COVID Testing at Ben Gurion Airport Changes Hands, Prices to Rise

The COVID-19 testing area at the Ben Gurion International Airport. (Nati Shohat/FLASH90)

From Monday, Nov. 1, Omega Company (Check2Fly) will give way to Pangea, which will take over operation of the PCR testing for Covid-19 at Ben Gurion Airport.

The switch follows a legal battle that began when Omega, together with Rambam Hospital, won an Israel Airports Authority tender to operate testing for departing and arriving passengers.
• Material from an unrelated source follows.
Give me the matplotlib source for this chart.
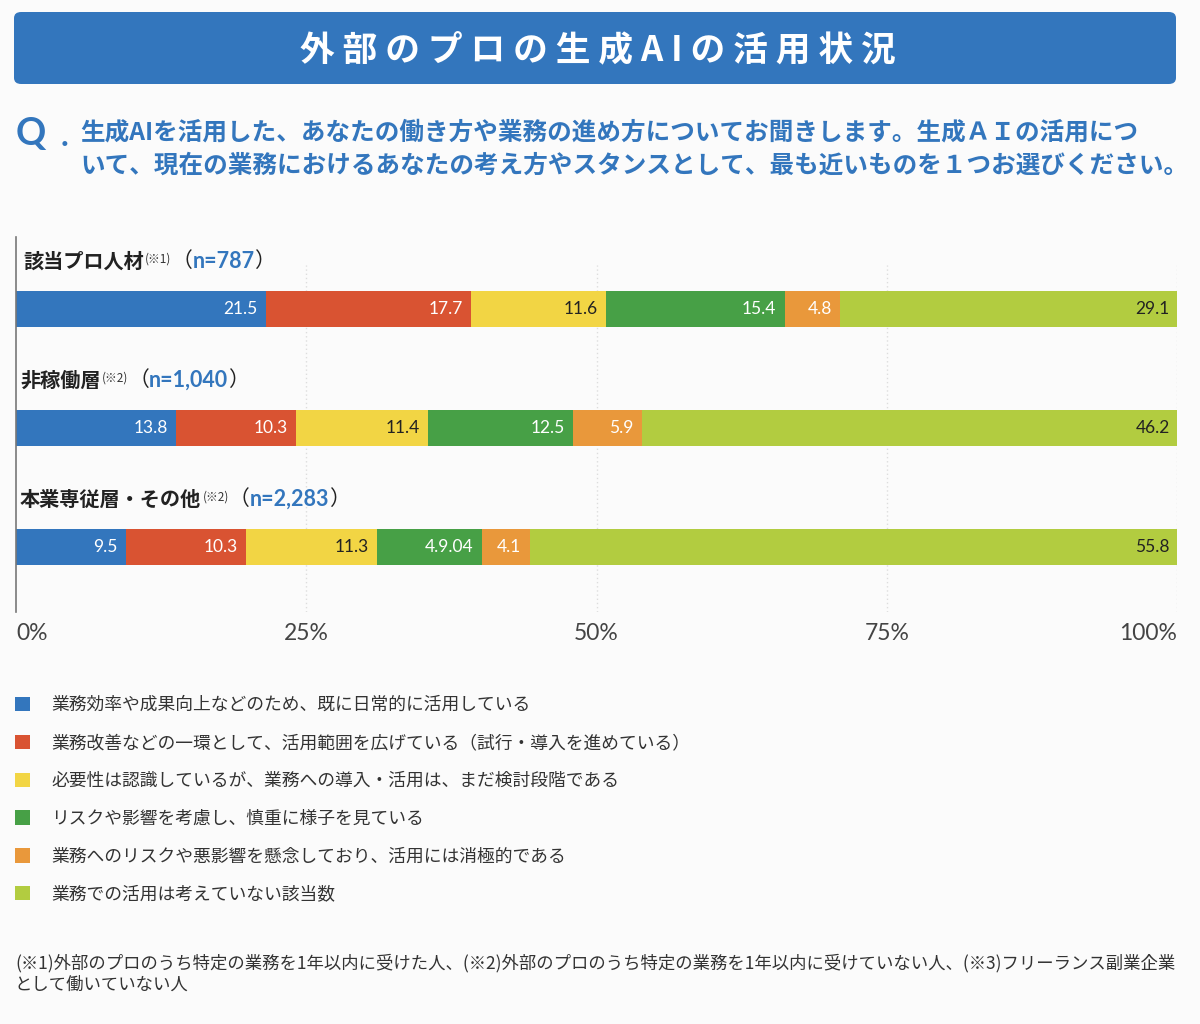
import matplotlib.pyplot as plt
import matplotlib.patches as mpatches
import numpy as np

plt.rcParams['font.family'] = ['Noto Sans CJK JP', 'DejaVu Sans']

# data
groups = ['該当プロ人材', '非稼働層', '本業専従層・その他']
notes = ['(※1)', '(※2)', '(※2)']
sizes = ['n=787', 'n=1,040', 'n=2,283']
categories = [
    '業務効率や成果向上などのため、既に日常的に活用している',
    '業務改善などの一環として、活用範囲を広げている（試行・導入を進めている）',
    '必要性は認識しているが、業務への導入・活用は、まだ検討段階である',
    'リスクや影響を考慮し、慎重に様子を見ている',
    '業務へのリスクや悪影響を懸念しており、活用には消極的である',
    '業務での活用は考えていない該当数',
]
values = [
    [21.5, 17.7, 11.6, 15.4, 4.8, 29.1],
    [13.8, 10.3, 11.4, 12.5, 5.9, 46.2],
    [9.5, 10.3, 11.3, 9.04, 4.1, 55.8],
]
value_labels = [
    ['21.5', '17.7', '11.6', '15.4', '4.8', '29.1'],
    ['13.8', '10.3', '11.4', '12.5', '5.9', '46.2'],
    ['9.5', '10.3', '11.3', '4.9.04', '4.1', '55.8'],
]
ticks = [0, 25, 50, 75, 100]
tick_labels = ['0%', '25%', '50%', '75%', '100%']

colors = ['#3376BD', '#D95332', '#F2D544', '#47A046', '#E9983B', '#B2CC40']
text_colors = ['white', 'white', '#222222', 'white', 'white', '#222222']
blue = '#3376BD'
bg = '#FBFBFB'

W, H = 1200, 1024
fig = plt.figure(figsize=(W / 100, H / 100), dpi=100, facecolor=bg)


def fx(px):
    return px / W


def fy(py):
    return 1 - py / H


# title banner
banner = mpatches.FancyBboxPatch((fx(14), fy(84)), fx(1162), 72 / H,
                                 boxstyle='round,pad=0,rounding_size=0.006',
                                 transform=fig.transFigure, facecolor=blue,
                                 edgecolor='none')
fig.patches.append(banner)
fig.text(fx(598), fy(50), ' '.join('外部のプロの生成AIの活用状況'),
         color='white', fontsize=25, weight='bold', ha='center', va='center')

# question
fig.text(fx(16), fy(134), 'Q', color=blue, fontsize=27, weight='bold',
         va='center', family='Lato')
fig.text(fx(61), fy(137), '.', color=blue, fontsize=24, weight='bold',
         va='center', family='Lato')
fig.text(fx(80), fy(133),
         '生成AIを活用した、あなたの働き方や業務の進め方についてお聞きします。生成ＡＩの活用につ',
         color=blue, fontsize=17.7, weight='bold', va='center')
fig.text(fx(80), fy(166),
         'いて、現在の業務におけるあなたの考え方やスタンスとして、最も近いものを１つお選びください。',
         color=blue, fontsize=17.7, weight='bold', va='center')

# chart
ax = fig.add_axes([fx(16), fy(612), fx(1177 - 16), (612 - 237) / H])
ax.set_facecolor(bg)
y = np.arange(len(groups))
vals = np.array(values)
lefts = np.zeros(len(groups))
bars = []
for j in range(len(categories)):
    b = ax.barh(y, vals[:, j], left=lefts, height=0.30, color=colors[j],
                label=categories[j])
    bars.append(b)
    for i in range(len(groups)):
        ax.annotate(value_labels[i][j], xy=(lefts[i] + vals[i, j], y[i]),
                    xytext=(-6, 0), textcoords='offset points', ha='right',
                    va='center', color=text_colors[j], fontsize=12.5,
                    family='Lato', annotation_clip=False)
    lefts += vals[:, j]

ax.set_xlim(0, 100)
ax.set_ylim(2.546, -0.605)
ax.vlines(ticks[1:], 2.546, -0.37, colors='#DDDDDD', linestyles=(0, (1, 2)),
          linewidth=1, zorder=0)

for s in ['top', 'right', 'bottom']:
    ax.spines[s].set_visible(False)
ax.spines['left'].set_color('#777777')
ax.spines['left'].set_linewidth(1.2)
ax.set_yticks([])
ax.set_xticks(ticks)
ax.set_xticklabels(tick_labels, fontsize=16.5, color='#444444', family='Lato')
ax.tick_params(axis='x', length=0, pad=8)
xl = ax.get_xticklabels()
xl[0].set_ha('left')
xl[-1].set_ha('right')

# group headings
for i, g in enumerate(groups):
    t1 = ax.text(0.6 if i == 0 else 0.35, y[i] - 0.40, g, fontsize=14.5,
                 weight='bold', color='#222222', va='center')
    t2 = ax.annotate(notes[i], xy=(1, 1), xycoords=t1, xytext=(1, -1),
                     textcoords='offset points', fontsize=8.5,
                     color='#333333', va='top')
    t3 = ax.annotate('（', xy=(1, 0), xycoords=(t2, t1), fontsize=15,
                     color='#222222', va='bottom')
    t4 = ax.annotate(sizes[i], xy=(1, 0), xycoords=t3, fontsize=15.5,
                     color=blue, weight='bold', va='bottom', family='Lato')
    ax.annotate('）', xy=(1, 0), xycoords=(t4, t3), fontsize=15,
                color='#222222', va='bottom')

# legend
handles = [b.patches[0] for b in bars]
fig.legend(handles, categories, loc='upper left',
           bbox_to_anchor=(fx(15), fy(696)), frameon=False, fontsize=12.8,
           handlelength=0.85, handleheight=0.85, handletextpad=1.2,
           labelspacing=1.12, labelcolor='#333333', borderpad=0,
           borderaxespad=0)

# footnote
fig.text(fx(15), fy(963),
         '(※1)外部のプロのうち特定の業務を1年以内に受けた人、(※2)外部のプロのうち特定の業務を1年以内に受けていない人、(※3)フリーランス副業企業',
         fontsize=12.5, color='#333333', va='center')
fig.text(fx(15), fy(985), 'として働いていない人', fontsize=12.5,
         color='#333333', va='center')

fig.savefig('out.png', dpi=100, facecolor=bg)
Testing for arriving passengers is currently operated by Femi Premium, which replaced Omega a few months ago after the court disqualified the latter’s tender win.

Since then, Omega has been left with the testing for departing passengers, and that will now be transferred to Pangea.
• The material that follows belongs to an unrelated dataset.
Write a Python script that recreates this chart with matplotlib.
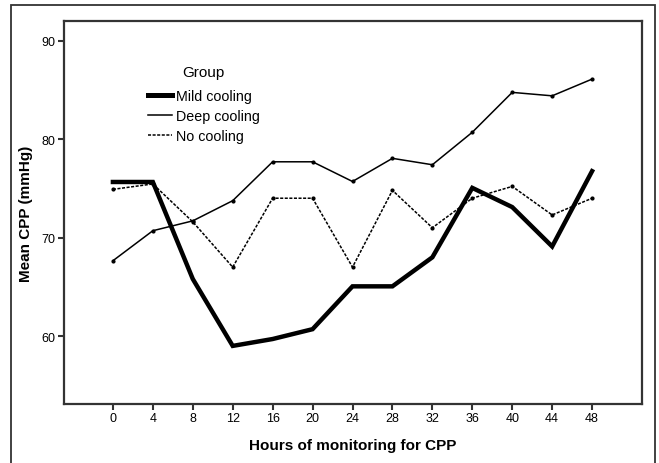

Omega’s lab will continue to operate at Ben Gurion’s Terminal 1 until Nov. 21, and will operate in parallel to Pangea’s labs for three weeks. From Wednesday, Nov. 3, Omega will open an additional testing station, at Dizengoff Center in Tel Aviv, and it will operate from Sunday to Friday. A third lab will later be opened at Ramat Hachayal in Tel Aviv. At this stage, these Omega labs are offering rapid tests only.
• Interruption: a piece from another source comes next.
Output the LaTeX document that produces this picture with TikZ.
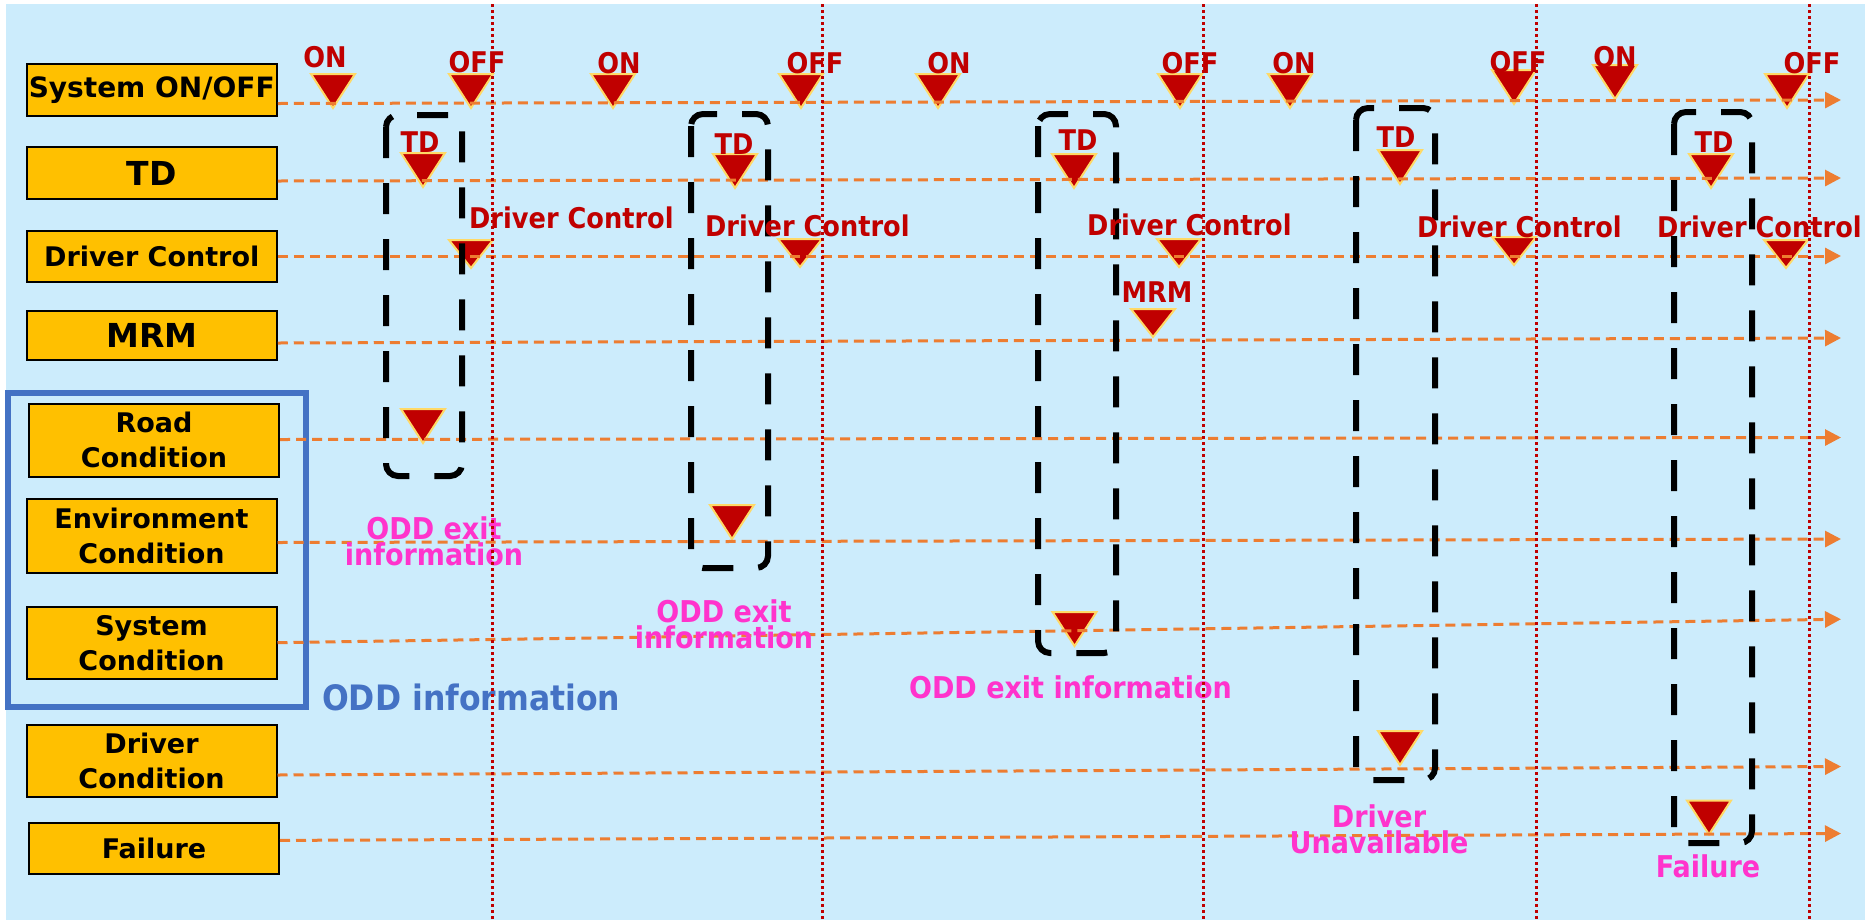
\documentclass[tikz,border=0pt]{standalone}
\usepackage{fontspec}
\setmainfont{DejaVu Sans}
\newfontfamily\narrowfont{DejaVu Sans}[FakeStretch=0.9]
\usetikzlibrary{arrows.meta}
\definecolor{Sky}{HTML}{CCECFC}
\definecolor{Amber}{HTML}{FFC000}
\definecolor{Crimson}{HTML}{C00000}
\definecolor{Pale}{HTML}{FFD966}
\definecolor{Tangerine}{HTML}{ED7D31}
\definecolor{Steel}{HTML}{4472C4}
\definecolor{Magenta}{HTML}{FF33CC}
\tikzset{pics/tri/.style={code={\draw[fill=Crimson,draw=Pale,line width=2pt] (-22,-#1) -- (22,-#1) -- (0,0) -- cycle;}},
  pics/tri/.default=34}

\begin{document}
\begin{tikzpicture}[x=1pt,y=-1pt,
  lane/.style={draw=black,line width=2pt,fill=Amber,inner sep=0pt,minimum width=250pt,align=center,font=\bfseries\fontsize{27}{35}\selectfont},
  timeline/.style={Tangerine,line width=3pt,dash pattern=on 10pt off 6pt,-{Triangle[length=16pt,width=16pt]}},
  cut/.style={Crimson,line width=3pt,dash pattern=on 3pt off 3pt},
  group/.style={black,line width=6pt,dash pattern=on 31pt off 25pt,rounded corners=12pt},
  evt/.style={text=Crimson,inner sep=0pt,font=\narrowfont\bfseries\fontsize{28.5}{28}\selectfont},
  note/.style={text=Magenta,inner sep=0pt,align=center,font=\narrowfont\bfseries\fontsize{30}{26}\selectfont}]
  \useasboundingbox (0,0) rectangle (1869,922);
  \fill[Sky] (6,4) rectangle (1865,920);
  % signal boxes
  \node[lane,minimum height=52pt,font=\bfseries\fontsize{28}{34}\selectfont] (sys) at (151.75,90) {System ON/OFF};
  \node[lane,minimum height=52pt,font=\bfseries\fontsize{33}{34}\selectfont] (td) at (151.75,173) {TD};
  \node[lane,minimum height=51pt] (dc) at (151.75,256.5) {Driver Control};
  \node[lane,minimum height=49pt,font=\bfseries\fontsize{33}{34}\selectfont] (mrm) at (151.75,335.5) {MRM};
  \node[lane,minimum height=73pt] (road) at (154,440) {Road\\Condition};
  \node[lane,minimum height=74pt] (env) at (151.5,536) {Environment\\Condition};
  \node[lane,minimum height=72pt] (syscond) at (151.5,643) {System\\Condition};
  \node[lane,minimum height=72pt] (drv) at (151.5,761) {Driver\\Condition};
  \node[lane,minimum height=51pt] (fail) at (154,848.5) {Failure};
  \draw[Steel,line width=6pt] (8,393) rectangle (306,707);
  \node[text=Steel,inner sep=0pt,anchor=base west,font=\narrowfont\bfseries\fontsize{35}{35}\selectfont] (oddinfo) at (322,710) {ODD information};
  % markers
  \foreach \x/\y in {333/108,471/108,613/108,801/108,938/108,1180/108,1290/108,1514/104,1615/99,1787/108,
    423/187,735/188,1074/188,1400/184,1711/188,423/443,732/539,1074.5/646,1400/765,1709/834.5}
    \pic at (\x,\y) {tri};
  \foreach \x/\y in {471/268,800/267,1179/267,1514/265,1786/268,1153/337}
    \pic at (\x,\y) {tri=28};
  % time lines
  \foreach \n/\a/\b in {sys/103.5/100,td/181/178,dc/256/256,mrm/343/338,road/439.5/437.5,
    env/542.5/539,syscond/642.7/619.2,drv/775/766.5,fail/840.4/833.5}
    \draw[timeline] (\n.east |- 0,\a) -- (1841,\b) coordinate (\n-end);
  % transition groups
  \draw[group] (386,115) rectangle (462,476);
  \draw[group] (691,114) rectangle (768,568);
  \draw[group] (1038,114) rectangle (1116,653);
  \draw[group] (1356,108) rectangle (1435,780);
  \draw[group] (1674,112) rectangle (1752,843);
  % labels
  \foreach \x/\y/\t in {325/67/ON,477/72/OFF,619/73/ON,815/73/OFF,949/73/ON,1190/73/OFF,
    1294/73/ON,1518/72/OFF,1615/67/ON,1812/73/OFF}
    \node[evt,anchor=base] (sw-\x) at (\x,\y) {\t};
  \foreach \x/\y in {420/152,734/154,1078/150,1396/147,1714/152}
    \node[evt,anchor=base] (td-\x) at (\x,\y) {TD};
  \foreach \x/\y in {469/228,705/236,1087/235,1417/237,1657/237}
    \node[evt,anchor=base west] (dc-\x) at (\x,\y) {Driver Control};
  \node[evt,anchor=base] (mrm-lbl) at (1157,302) {MRM};
  \node[note] (exit1) at (434,541) {ODD exit\\information};
  \node[note] (exit2) at (724,624) {ODD exit\\information};
  \node[note,anchor=base] (exit3) at (1070.5,698) {ODD exit information};
  \node[note] (unavail) at (1379,829) {Driver\\Unavailable};
  \node[note,anchor=base] (faillbl) at (1708,877) {Failure};
  % mode boundaries
  \foreach \x in {492,822,1203,1536,1809}
    \draw[cut] (\x,4) -- (\x,920);
\end{tikzpicture}
\end{document}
Ultimately, the passengers will need to pay more. Instead of NIS 40, which is what Omega charges for a regular test, the results of which are received within fourteen hours, Pangea will charge NIS 89. The price of a rapid test, the result of which is received within four hours, will rise from NIS 120 to NIS 149.

Omega itself charges NIS 135 at the testing station it recently opened at the Azrieli Mall in Tel Aviv for a rapid test with a result within four hours.

The requirement to undergo a test for COVID-19 before taking a flight out of Israel depends on the destination country. All passengers flying to the U.S. are required to undergo testing, but not those flying to France, for example. Countries change their policies frequently. Last week, for example, Italy decided to impose a testing requirement for Israeli arrivals from one day to the next.

It is recommended, however, to undergo a test in any event, if only to avoid the embarrassment of being found positive in the test carried out overseas before returning to Israel. Israel requires all arriving passengers to have undergone a test within 72 hours of the flight to Israel. Tourists coming to Israel under the scheme for incoming tourists that will apply from Nov. 1 will also have to undergo testing before they return as required by their home countries.